## [Short problem]
Each line in the material below, starting at the one with "Generate a Python" and ending at the one with "import numpy as np", is to be reproduced exactly; no picture is to be copied.

## [Provided information]
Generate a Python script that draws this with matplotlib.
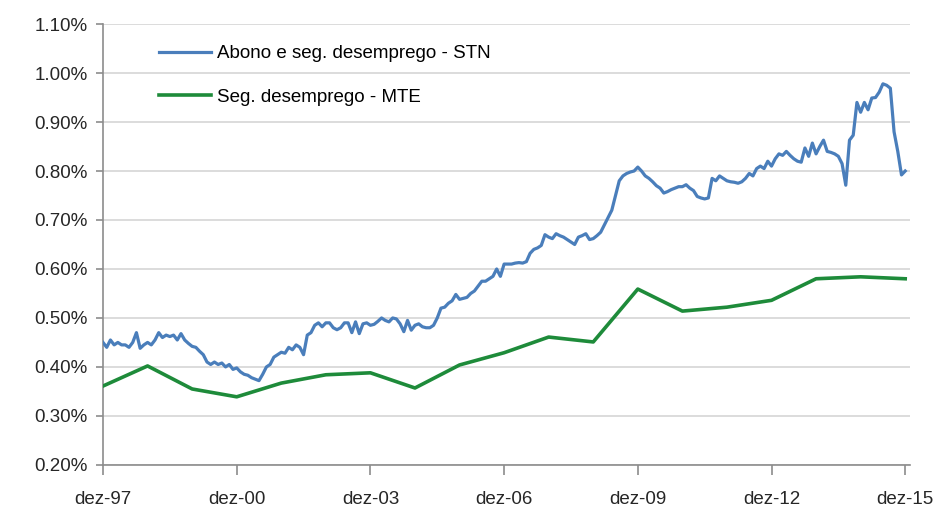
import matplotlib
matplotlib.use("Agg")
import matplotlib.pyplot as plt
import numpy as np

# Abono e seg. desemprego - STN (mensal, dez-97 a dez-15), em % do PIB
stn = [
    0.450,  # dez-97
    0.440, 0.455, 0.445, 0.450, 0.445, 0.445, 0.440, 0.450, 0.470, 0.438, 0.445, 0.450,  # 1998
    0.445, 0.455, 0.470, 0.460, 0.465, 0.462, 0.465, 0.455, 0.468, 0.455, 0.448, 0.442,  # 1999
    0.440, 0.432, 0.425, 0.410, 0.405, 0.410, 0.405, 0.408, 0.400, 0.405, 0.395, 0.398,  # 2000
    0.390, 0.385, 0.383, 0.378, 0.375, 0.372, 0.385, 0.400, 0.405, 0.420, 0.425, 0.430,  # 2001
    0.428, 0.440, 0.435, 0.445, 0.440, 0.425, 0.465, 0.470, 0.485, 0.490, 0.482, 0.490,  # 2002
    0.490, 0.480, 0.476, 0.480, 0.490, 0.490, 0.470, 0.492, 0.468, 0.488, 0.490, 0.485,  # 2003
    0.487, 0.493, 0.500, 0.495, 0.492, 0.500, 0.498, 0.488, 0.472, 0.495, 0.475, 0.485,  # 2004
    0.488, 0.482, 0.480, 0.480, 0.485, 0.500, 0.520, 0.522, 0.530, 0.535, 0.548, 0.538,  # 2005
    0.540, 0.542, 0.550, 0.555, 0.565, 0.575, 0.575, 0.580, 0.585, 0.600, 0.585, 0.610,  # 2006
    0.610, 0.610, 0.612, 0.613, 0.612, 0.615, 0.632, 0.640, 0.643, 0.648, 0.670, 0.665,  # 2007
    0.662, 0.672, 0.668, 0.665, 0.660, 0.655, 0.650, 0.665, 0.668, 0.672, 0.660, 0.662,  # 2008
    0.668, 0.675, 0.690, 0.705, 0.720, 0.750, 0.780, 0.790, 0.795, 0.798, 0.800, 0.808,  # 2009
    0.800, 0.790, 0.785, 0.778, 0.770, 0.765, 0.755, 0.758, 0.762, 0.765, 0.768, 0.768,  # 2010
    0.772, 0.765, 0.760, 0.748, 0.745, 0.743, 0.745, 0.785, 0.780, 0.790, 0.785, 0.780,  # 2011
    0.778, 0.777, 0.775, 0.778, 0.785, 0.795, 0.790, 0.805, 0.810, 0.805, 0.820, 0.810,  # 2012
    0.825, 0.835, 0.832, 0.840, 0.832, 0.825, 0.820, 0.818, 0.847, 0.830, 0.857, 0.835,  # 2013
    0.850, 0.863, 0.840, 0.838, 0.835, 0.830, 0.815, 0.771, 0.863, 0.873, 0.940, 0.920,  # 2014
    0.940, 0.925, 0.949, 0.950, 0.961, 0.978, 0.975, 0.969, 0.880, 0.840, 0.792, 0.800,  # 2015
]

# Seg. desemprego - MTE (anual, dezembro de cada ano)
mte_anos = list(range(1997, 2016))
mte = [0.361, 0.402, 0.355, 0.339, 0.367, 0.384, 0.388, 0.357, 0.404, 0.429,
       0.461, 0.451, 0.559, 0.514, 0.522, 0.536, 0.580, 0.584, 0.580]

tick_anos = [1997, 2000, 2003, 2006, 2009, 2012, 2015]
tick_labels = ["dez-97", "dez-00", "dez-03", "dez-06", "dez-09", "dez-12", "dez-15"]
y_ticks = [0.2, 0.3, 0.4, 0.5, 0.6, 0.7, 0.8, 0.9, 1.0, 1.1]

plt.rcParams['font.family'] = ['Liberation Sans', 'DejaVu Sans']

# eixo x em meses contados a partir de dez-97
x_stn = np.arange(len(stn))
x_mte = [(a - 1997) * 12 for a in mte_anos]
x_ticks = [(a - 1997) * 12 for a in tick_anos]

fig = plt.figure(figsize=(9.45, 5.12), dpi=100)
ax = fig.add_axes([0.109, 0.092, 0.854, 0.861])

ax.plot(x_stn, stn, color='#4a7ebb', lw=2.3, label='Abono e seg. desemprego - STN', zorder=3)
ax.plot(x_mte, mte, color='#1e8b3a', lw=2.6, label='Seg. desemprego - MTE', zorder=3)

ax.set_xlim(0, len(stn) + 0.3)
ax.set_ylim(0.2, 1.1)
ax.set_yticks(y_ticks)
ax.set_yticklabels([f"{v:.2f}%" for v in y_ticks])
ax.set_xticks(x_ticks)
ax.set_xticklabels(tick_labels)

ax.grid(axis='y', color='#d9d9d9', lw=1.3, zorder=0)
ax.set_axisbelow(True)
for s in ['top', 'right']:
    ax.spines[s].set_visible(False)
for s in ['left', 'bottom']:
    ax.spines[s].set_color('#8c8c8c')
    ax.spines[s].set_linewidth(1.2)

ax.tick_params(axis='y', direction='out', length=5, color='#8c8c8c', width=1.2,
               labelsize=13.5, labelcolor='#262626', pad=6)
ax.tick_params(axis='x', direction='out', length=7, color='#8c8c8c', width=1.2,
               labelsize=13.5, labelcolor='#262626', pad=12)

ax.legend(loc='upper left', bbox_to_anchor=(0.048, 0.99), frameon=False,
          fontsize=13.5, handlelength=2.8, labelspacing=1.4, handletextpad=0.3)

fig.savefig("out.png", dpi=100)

--

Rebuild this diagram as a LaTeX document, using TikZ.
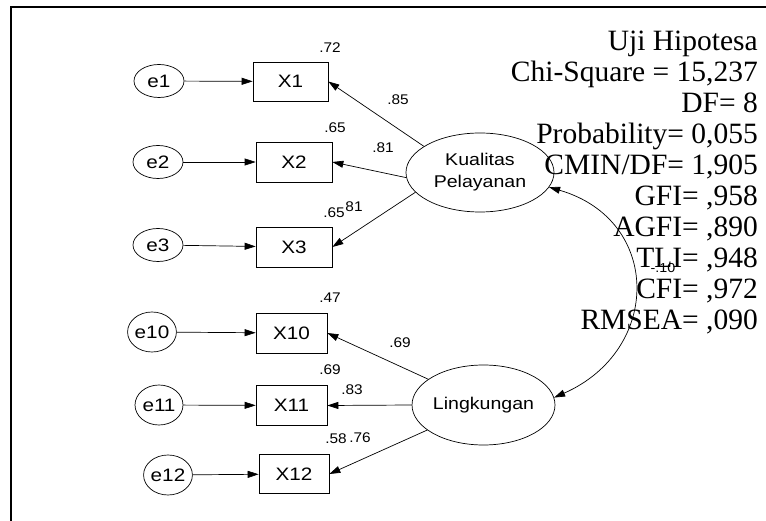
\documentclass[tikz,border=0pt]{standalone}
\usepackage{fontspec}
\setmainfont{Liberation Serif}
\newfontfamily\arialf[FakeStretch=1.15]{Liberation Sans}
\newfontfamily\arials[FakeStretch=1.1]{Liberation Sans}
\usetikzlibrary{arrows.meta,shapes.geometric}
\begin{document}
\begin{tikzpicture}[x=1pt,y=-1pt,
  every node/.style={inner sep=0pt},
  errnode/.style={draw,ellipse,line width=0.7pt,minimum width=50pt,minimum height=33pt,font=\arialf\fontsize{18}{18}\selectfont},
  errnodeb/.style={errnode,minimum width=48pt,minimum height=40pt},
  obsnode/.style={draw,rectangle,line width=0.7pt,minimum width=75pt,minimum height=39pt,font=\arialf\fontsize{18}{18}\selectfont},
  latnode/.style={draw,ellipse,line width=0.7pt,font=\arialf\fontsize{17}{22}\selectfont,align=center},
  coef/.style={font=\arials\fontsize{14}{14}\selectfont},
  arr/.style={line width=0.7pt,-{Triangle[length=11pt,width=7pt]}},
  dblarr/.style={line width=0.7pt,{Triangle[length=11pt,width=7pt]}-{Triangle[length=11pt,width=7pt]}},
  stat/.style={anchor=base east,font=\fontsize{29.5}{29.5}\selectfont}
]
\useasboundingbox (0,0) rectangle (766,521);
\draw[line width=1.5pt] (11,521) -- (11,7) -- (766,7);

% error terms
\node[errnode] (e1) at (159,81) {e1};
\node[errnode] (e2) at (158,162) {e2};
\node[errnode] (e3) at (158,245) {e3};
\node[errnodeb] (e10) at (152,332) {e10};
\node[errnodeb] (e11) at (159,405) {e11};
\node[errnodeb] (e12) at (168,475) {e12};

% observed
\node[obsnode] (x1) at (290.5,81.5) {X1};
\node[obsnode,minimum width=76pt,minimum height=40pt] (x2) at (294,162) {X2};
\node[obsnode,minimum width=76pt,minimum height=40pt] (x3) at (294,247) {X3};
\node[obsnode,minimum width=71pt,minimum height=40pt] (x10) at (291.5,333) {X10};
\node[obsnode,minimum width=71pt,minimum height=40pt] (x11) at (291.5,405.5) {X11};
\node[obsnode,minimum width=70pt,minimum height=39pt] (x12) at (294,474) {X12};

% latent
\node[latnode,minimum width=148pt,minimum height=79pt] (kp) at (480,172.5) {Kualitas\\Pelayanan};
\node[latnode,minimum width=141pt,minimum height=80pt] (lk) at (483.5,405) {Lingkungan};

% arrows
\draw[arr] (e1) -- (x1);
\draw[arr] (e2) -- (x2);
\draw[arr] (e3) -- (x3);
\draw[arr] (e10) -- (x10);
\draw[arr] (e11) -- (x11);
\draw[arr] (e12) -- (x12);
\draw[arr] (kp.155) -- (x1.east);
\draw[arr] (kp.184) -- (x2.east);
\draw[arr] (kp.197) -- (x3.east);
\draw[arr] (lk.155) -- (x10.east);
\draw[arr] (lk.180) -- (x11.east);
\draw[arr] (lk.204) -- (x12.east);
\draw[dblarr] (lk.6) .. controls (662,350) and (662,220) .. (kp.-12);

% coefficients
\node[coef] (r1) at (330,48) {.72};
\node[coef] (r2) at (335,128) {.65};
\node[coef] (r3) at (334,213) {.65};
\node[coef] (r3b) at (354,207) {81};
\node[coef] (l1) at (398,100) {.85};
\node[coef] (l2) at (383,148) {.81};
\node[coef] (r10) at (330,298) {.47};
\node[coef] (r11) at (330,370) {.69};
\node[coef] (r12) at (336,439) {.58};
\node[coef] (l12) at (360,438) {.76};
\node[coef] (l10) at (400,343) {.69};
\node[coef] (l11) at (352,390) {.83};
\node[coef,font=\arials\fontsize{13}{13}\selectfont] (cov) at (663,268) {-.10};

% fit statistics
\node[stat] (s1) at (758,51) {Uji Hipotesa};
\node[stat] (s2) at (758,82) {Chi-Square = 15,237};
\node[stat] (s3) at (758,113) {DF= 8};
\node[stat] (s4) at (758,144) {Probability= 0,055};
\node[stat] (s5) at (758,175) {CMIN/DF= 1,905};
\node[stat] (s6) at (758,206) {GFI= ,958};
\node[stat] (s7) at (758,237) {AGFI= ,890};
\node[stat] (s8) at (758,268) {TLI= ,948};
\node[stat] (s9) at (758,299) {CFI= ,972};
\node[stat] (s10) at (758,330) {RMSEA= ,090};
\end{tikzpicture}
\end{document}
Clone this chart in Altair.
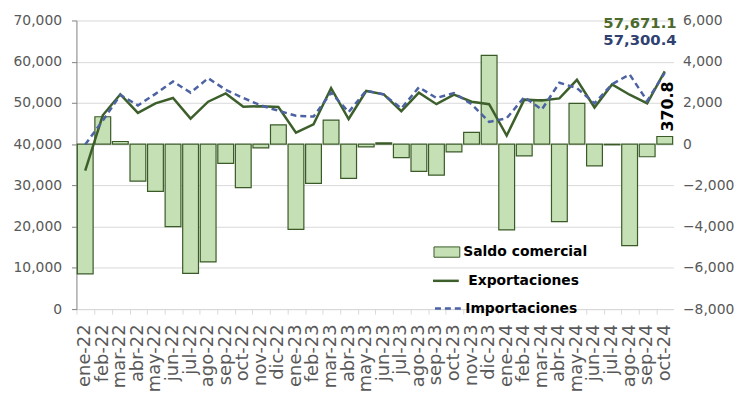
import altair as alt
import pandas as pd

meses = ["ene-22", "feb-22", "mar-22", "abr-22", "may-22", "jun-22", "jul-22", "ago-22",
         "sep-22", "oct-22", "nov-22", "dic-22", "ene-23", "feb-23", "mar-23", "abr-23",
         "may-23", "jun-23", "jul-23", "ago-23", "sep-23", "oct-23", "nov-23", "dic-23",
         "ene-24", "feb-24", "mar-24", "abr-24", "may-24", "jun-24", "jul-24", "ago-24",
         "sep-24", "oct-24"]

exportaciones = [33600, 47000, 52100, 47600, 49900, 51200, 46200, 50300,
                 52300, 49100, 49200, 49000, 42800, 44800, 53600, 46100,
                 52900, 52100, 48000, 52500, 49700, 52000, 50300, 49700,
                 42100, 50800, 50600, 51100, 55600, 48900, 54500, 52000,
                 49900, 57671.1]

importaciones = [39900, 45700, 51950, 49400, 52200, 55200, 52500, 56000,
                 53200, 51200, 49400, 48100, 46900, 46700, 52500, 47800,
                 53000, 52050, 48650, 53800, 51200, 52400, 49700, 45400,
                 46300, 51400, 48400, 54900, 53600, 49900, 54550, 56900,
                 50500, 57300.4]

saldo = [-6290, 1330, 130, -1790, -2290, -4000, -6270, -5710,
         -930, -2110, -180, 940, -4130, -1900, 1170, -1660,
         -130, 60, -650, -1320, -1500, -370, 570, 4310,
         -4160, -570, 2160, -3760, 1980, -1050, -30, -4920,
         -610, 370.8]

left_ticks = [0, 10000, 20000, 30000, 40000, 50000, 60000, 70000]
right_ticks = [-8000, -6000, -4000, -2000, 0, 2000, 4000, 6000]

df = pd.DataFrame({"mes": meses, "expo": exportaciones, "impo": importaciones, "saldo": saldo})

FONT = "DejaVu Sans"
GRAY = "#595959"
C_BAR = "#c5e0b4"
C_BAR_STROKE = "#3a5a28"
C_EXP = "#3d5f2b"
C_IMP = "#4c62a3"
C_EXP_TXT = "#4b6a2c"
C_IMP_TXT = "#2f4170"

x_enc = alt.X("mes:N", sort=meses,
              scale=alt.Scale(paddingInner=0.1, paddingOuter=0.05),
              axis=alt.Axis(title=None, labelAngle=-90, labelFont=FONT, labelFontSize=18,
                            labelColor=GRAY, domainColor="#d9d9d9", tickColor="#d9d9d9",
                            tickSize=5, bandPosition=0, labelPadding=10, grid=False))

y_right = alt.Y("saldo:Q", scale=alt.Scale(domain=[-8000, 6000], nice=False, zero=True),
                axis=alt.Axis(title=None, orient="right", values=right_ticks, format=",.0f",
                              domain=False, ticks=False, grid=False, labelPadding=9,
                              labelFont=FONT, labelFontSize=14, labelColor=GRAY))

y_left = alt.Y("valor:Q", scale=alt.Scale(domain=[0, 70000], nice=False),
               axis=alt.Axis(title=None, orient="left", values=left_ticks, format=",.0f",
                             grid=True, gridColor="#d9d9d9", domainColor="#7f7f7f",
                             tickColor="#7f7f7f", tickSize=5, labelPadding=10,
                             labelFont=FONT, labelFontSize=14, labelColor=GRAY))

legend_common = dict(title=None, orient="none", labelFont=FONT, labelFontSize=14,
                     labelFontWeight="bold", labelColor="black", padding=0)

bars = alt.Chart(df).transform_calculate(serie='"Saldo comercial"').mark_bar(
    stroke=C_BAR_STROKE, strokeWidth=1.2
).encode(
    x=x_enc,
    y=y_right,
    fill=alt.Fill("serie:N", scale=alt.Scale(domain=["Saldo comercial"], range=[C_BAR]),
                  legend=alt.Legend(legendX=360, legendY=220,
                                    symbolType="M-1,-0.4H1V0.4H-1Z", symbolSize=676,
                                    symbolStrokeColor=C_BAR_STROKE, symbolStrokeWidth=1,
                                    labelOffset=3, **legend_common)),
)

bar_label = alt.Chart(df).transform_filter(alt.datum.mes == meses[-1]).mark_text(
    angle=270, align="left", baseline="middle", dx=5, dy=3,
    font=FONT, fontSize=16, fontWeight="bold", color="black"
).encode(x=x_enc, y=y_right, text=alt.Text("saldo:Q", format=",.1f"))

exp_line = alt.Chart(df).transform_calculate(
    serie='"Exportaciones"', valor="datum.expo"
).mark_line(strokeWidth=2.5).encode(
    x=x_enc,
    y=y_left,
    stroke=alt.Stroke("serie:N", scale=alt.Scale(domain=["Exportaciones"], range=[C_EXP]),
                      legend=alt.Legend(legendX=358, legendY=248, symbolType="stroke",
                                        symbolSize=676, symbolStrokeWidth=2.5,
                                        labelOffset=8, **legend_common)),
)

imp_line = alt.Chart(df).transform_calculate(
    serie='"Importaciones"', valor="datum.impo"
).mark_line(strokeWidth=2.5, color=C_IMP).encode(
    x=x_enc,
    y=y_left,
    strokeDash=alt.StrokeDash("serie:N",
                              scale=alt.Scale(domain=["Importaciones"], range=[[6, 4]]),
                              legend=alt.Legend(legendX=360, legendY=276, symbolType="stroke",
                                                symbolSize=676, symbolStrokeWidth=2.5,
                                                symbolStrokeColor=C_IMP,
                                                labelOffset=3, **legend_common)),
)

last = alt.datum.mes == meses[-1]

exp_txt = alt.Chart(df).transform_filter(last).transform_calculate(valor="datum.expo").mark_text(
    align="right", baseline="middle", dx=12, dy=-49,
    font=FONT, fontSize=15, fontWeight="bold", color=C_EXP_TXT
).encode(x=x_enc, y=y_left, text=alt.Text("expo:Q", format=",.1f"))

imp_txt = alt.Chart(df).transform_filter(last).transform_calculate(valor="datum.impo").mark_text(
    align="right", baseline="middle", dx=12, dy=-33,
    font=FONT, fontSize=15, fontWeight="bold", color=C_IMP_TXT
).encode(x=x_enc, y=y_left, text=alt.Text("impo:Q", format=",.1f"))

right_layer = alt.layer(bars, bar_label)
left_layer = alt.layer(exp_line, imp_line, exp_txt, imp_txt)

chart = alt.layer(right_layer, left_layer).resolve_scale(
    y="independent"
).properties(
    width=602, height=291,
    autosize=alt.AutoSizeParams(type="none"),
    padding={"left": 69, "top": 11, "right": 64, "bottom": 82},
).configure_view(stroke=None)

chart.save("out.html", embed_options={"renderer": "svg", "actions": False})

## [Exercise result]
Generate a Python script that draws this with matplotlib.
import matplotlib
matplotlib.use("Agg")
import matplotlib.pyplot as plt
import numpy as np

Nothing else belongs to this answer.